◆ **WHAT YOU ARE ASKED TO DO**:
Your task is to copy the listing exactly. Drop any pictures from the copy.

◆ **Raw records**:
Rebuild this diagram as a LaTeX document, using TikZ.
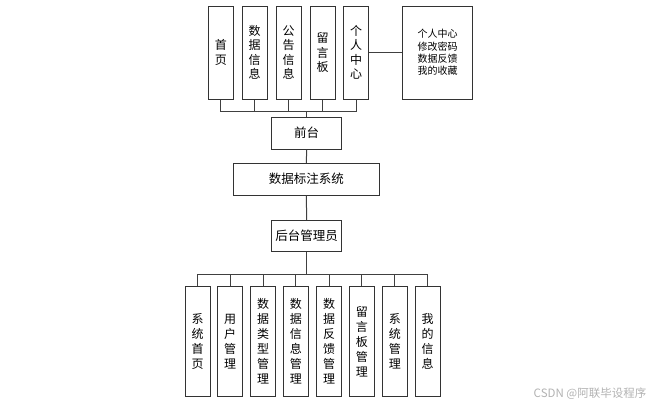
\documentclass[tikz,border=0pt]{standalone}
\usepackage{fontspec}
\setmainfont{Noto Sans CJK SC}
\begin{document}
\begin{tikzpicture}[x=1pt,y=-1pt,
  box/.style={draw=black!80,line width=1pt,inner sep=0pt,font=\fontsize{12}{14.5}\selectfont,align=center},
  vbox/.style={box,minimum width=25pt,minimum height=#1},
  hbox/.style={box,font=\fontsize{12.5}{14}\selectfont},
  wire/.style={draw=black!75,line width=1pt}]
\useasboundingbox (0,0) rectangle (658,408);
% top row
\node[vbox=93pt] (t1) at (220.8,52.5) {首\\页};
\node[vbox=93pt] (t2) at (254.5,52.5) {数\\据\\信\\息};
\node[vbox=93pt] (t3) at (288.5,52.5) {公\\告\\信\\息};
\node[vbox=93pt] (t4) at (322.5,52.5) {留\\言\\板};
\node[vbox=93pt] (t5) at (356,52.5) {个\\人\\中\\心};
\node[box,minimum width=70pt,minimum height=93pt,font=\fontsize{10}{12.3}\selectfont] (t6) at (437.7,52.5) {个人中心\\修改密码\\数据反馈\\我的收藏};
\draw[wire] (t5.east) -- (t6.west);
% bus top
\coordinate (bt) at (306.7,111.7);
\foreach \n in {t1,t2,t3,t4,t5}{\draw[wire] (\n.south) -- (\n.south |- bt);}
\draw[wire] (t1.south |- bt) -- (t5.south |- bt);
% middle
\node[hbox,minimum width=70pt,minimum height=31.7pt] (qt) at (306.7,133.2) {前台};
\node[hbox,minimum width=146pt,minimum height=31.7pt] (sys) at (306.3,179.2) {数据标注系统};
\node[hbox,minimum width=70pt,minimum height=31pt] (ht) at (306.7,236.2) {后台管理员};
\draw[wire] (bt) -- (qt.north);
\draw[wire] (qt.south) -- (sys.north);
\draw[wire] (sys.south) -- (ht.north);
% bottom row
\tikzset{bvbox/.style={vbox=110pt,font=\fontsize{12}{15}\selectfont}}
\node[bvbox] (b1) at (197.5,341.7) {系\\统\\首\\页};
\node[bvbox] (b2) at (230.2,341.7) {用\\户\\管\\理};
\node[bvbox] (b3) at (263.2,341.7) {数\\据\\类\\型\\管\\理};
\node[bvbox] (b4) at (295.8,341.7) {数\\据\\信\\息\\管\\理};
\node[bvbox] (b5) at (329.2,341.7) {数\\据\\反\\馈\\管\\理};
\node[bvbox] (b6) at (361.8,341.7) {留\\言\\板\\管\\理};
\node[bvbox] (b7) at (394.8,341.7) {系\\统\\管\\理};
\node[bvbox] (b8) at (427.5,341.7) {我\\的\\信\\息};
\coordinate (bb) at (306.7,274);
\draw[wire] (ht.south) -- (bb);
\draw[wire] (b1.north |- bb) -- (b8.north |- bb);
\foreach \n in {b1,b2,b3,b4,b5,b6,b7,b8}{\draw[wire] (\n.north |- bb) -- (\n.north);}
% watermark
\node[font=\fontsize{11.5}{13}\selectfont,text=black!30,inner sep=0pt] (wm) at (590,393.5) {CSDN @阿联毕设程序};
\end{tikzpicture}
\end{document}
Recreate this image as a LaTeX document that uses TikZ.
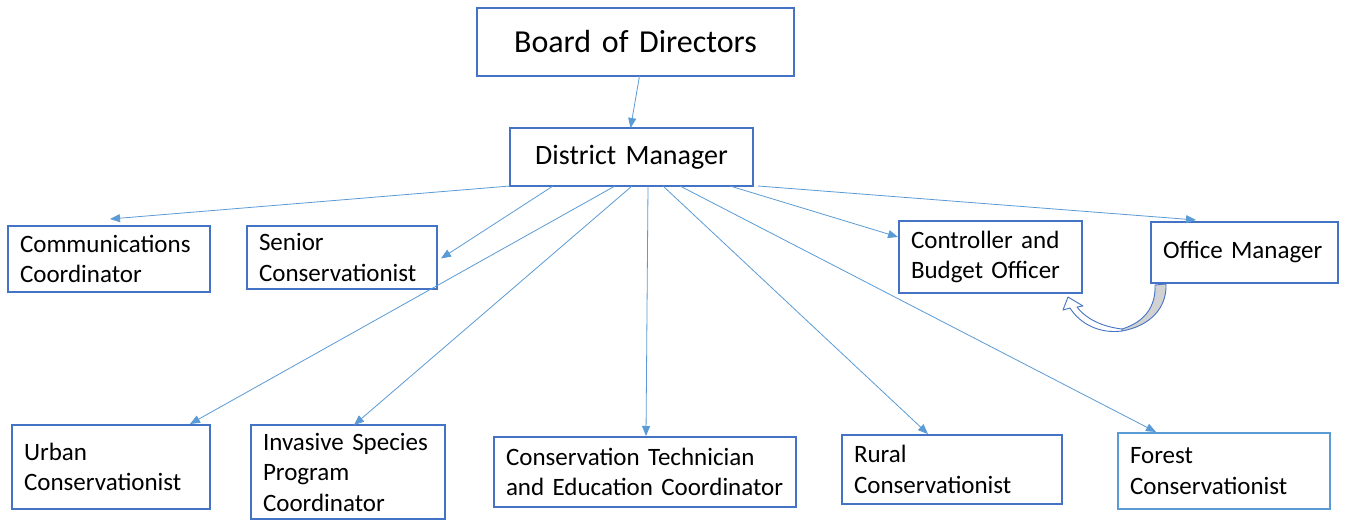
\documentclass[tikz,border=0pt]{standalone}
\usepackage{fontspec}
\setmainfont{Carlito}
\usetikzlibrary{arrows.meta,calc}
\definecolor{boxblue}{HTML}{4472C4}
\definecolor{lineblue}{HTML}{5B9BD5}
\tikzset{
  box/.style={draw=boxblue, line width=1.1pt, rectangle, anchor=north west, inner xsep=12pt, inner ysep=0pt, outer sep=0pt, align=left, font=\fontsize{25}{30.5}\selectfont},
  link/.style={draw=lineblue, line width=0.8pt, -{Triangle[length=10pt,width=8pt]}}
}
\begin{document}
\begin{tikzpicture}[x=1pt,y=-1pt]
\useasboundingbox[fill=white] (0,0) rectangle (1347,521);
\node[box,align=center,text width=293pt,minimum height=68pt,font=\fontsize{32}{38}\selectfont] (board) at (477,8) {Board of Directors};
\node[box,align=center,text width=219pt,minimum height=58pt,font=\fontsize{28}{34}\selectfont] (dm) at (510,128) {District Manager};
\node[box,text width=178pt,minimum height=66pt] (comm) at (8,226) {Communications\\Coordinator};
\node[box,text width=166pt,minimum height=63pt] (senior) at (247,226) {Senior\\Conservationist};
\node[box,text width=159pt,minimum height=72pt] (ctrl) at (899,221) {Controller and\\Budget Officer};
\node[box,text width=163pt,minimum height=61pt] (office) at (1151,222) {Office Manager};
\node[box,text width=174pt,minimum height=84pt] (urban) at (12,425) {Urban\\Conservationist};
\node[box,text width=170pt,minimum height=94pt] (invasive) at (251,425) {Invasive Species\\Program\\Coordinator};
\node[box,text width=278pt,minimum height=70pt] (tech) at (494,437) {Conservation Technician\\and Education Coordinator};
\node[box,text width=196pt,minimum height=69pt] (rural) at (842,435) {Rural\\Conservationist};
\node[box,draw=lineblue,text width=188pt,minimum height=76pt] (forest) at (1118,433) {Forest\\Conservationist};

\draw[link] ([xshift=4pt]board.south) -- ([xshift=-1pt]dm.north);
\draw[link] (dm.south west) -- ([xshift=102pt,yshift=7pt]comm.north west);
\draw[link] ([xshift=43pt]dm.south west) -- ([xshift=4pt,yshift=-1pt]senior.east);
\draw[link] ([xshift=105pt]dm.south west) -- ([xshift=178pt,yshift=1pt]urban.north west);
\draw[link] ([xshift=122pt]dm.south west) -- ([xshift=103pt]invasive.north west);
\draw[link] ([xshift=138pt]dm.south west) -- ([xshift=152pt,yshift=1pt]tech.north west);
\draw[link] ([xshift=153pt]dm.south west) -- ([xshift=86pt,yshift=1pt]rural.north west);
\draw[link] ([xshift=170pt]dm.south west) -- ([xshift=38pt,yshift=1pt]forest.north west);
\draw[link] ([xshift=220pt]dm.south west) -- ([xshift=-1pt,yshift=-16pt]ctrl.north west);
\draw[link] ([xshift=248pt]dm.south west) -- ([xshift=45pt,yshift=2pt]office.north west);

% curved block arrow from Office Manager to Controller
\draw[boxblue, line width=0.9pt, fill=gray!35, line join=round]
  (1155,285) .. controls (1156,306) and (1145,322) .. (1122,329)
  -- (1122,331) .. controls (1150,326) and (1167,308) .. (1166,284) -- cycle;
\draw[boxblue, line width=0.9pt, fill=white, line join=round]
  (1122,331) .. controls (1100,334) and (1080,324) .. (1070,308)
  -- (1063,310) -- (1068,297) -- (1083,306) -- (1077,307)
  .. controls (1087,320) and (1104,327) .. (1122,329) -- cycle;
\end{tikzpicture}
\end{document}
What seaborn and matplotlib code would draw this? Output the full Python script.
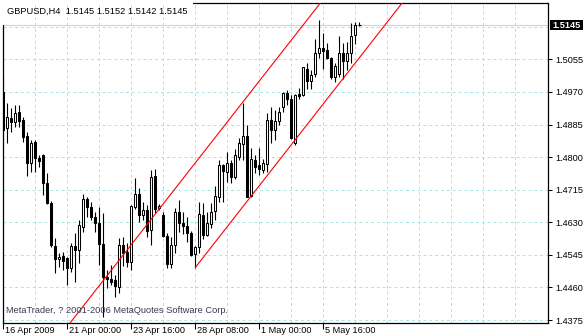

◆ **EXERCISE ANSWER**:
Rebuild this diagram as a LaTeX document, using TikZ.
\documentclass[tikz,border=0pt]{standalone}
\usepackage{fontspec}
\setmainfont{Noto Sans CJK SC}
\begin{document}
\begin{tikzpicture}[x=1pt,y=-1pt,
  box/.style={draw=black!80,line width=1pt,inner sep=0pt,font=\fontsize{12}{14.5}\selectfont,align=center},
  vbox/.style={box,minimum width=25pt,minimum height=#1},
  hbox/.style={box,font=\fontsize{12.5}{14}\selectfont},
  wire/.style={draw=black!75,line width=1pt}]
\useasboundingbox (0,0) rectangle (658,408);
% top row
\node[vbox=93pt] (t1) at (220.8,52.5) {首\\页};
\node[vbox=93pt] (t2) at (254.5,52.5) {数\\据\\信\\息};
\node[vbox=93pt] (t3) at (288.5,52.5) {公\\告\\信\\息};
\node[vbox=93pt] (t4) at (322.5,52.5) {留\\言\\板};
\node[vbox=93pt] (t5) at (356,52.5) {个\\人\\中\\心};
\node[box,minimum width=70pt,minimum height=93pt,font=\fontsize{10}{12.3}\selectfont] (t6) at (437.7,52.5) {个人中心\\修改密码\\数据反馈\\我的收藏};
\draw[wire] (t5.east) -- (t6.west);
% bus top
\coordinate (bt) at (306.7,111.7);
\foreach \n in {t1,t2,t3,t4,t5}{\draw[wire] (\n.south) -- (\n.south |- bt);}
\draw[wire] (t1.south |- bt) -- (t5.south |- bt);
% middle
\node[hbox,minimum width=70pt,minimum height=31.7pt] (qt) at (306.7,133.2) {前台};
\node[hbox,minimum width=146pt,minimum height=31.7pt] (sys) at (306.3,179.2) {数据标注系统};
\node[hbox,minimum width=70pt,minimum height=31pt] (ht) at (306.7,236.2) {后台管理员};
\draw[wire] (bt) -- (qt.north);
\draw[wire] (qt.south) -- (sys.north);
\draw[wire] (sys.south) -- (ht.north);
% bottom row
\tikzset{bvbox/.style={vbox=110pt,font=\fontsize{12}{15}\selectfont}}
\node[bvbox] (b1) at (197.5,341.7) {系\\统\\首\\页};
\node[bvbox] (b2) at (230.2,341.7) {用\\户\\管\\理};
\node[bvbox] (b3) at (263.2,341.7) {数\\据\\类\\型\\管\\理};
\node[bvbox] (b4) at (295.8,341.7) {数\\据\\信\\息\\管\\理};
\node[bvbox] (b5) at (329.2,341.7) {数\\据\\反\\馈\\管\\理};
\node[bvbox] (b6) at (361.8,341.7) {留\\言\\板\\管\\理};
\node[bvbox] (b7) at (394.8,341.7) {系\\统\\管\\理};
\node[bvbox] (b8) at (427.5,341.7) {我\\的\\信\\息};
\coordinate (bb) at (306.7,274);
\draw[wire] (ht.south) -- (bb);
\draw[wire] (b1.north |- bb) -- (b8.north |- bb);
\foreach \n in {b1,b2,b3,b4,b5,b6,b7,b8}{\draw[wire] (\n.north |- bb) -- (\n.north);}
% watermark
\node[font=\fontsize{11.5}{13}\selectfont,text=black!30,inner sep=0pt] (wm) at (590,393.5) {CSDN @阿联毕设程序};
\end{tikzpicture}
\end{document}
Recreate this image as a LaTeX document that uses TikZ.
\documentclass[tikz,border=0pt]{standalone}
\usepackage{fontspec}
\setmainfont{Carlito}
\usetikzlibrary{arrows.meta,calc}
\definecolor{boxblue}{HTML}{4472C4}
\definecolor{lineblue}{HTML}{5B9BD5}
\tikzset{
  box/.style={draw=boxblue, line width=1.1pt, rectangle, anchor=north west, inner xsep=12pt, inner ysep=0pt, outer sep=0pt, align=left, font=\fontsize{25}{30.5}\selectfont},
  link/.style={draw=lineblue, line width=0.8pt, -{Triangle[length=10pt,width=8pt]}}
}
\begin{document}
\begin{tikzpicture}[x=1pt,y=-1pt]
\useasboundingbox[fill=white] (0,0) rectangle (1347,521);
\node[box,align=center,text width=293pt,minimum height=68pt,font=\fontsize{32}{38}\selectfont] (board) at (477,8) {Board of Directors};
\node[box,align=center,text width=219pt,minimum height=58pt,font=\fontsize{28}{34}\selectfont] (dm) at (510,128) {District Manager};
\node[box,text width=178pt,minimum height=66pt] (comm) at (8,226) {Communications\\Coordinator};
\node[box,text width=166pt,minimum height=63pt] (senior) at (247,226) {Senior\\Conservationist};
\node[box,text width=159pt,minimum height=72pt] (ctrl) at (899,221) {Controller and\\Budget Officer};
\node[box,text width=163pt,minimum height=61pt] (office) at (1151,222) {Office Manager};
\node[box,text width=174pt,minimum height=84pt] (urban) at (12,425) {Urban\\Conservationist};
\node[box,text width=170pt,minimum height=94pt] (invasive) at (251,425) {Invasive Species\\Program\\Coordinator};
\node[box,text width=278pt,minimum height=70pt] (tech) at (494,437) {Conservation Technician\\and Education Coordinator};
\node[box,text width=196pt,minimum height=69pt] (rural) at (842,435) {Rural\\Conservationist};
\node[box,draw=lineblue,text width=188pt,minimum height=76pt] (forest) at (1118,433) {Forest\\Conservationist};

\draw[link] ([xshift=4pt]board.south) -- ([xshift=-1pt]dm.north);
\draw[link] (dm.south west) -- ([xshift=102pt,yshift=7pt]comm.north west);
\draw[link] ([xshift=43pt]dm.south west) -- ([xshift=4pt,yshift=-1pt]senior.east);
\draw[link] ([xshift=105pt]dm.south west) -- ([xshift=178pt,yshift=1pt]urban.north west);
\draw[link] ([xshift=122pt]dm.south west) -- ([xshift=103pt]invasive.north west);
\draw[link] ([xshift=138pt]dm.south west) -- ([xshift=152pt,yshift=1pt]tech.north west);
\draw[link] ([xshift=153pt]dm.south west) -- ([xshift=86pt,yshift=1pt]rural.north west);
\draw[link] ([xshift=170pt]dm.south west) -- ([xshift=38pt,yshift=1pt]forest.north west);
\draw[link] ([xshift=220pt]dm.south west) -- ([xshift=-1pt,yshift=-16pt]ctrl.north west);
\draw[link] ([xshift=248pt]dm.south west) -- ([xshift=45pt,yshift=2pt]office.north west);

% curved block arrow from Office Manager to Controller
\draw[boxblue, line width=0.9pt, fill=gray!35, line join=round]
  (1155,285) .. controls (1156,306) and (1145,322) .. (1122,329)
  -- (1122,331) .. controls (1150,326) and (1167,308) .. (1166,284) -- cycle;
\draw[boxblue, line width=0.9pt, fill=white, line join=round]
  (1122,331) .. controls (1100,334) and (1080,324) .. (1070,308)
  -- (1063,310) -- (1068,297) -- (1083,306) -- (1077,307)
  .. controls (1087,320) and (1104,327) .. (1122,329) -- cycle;
\end{tikzpicture}
\end{document}
What seaborn and matplotlib code would draw this? Output the full Python script.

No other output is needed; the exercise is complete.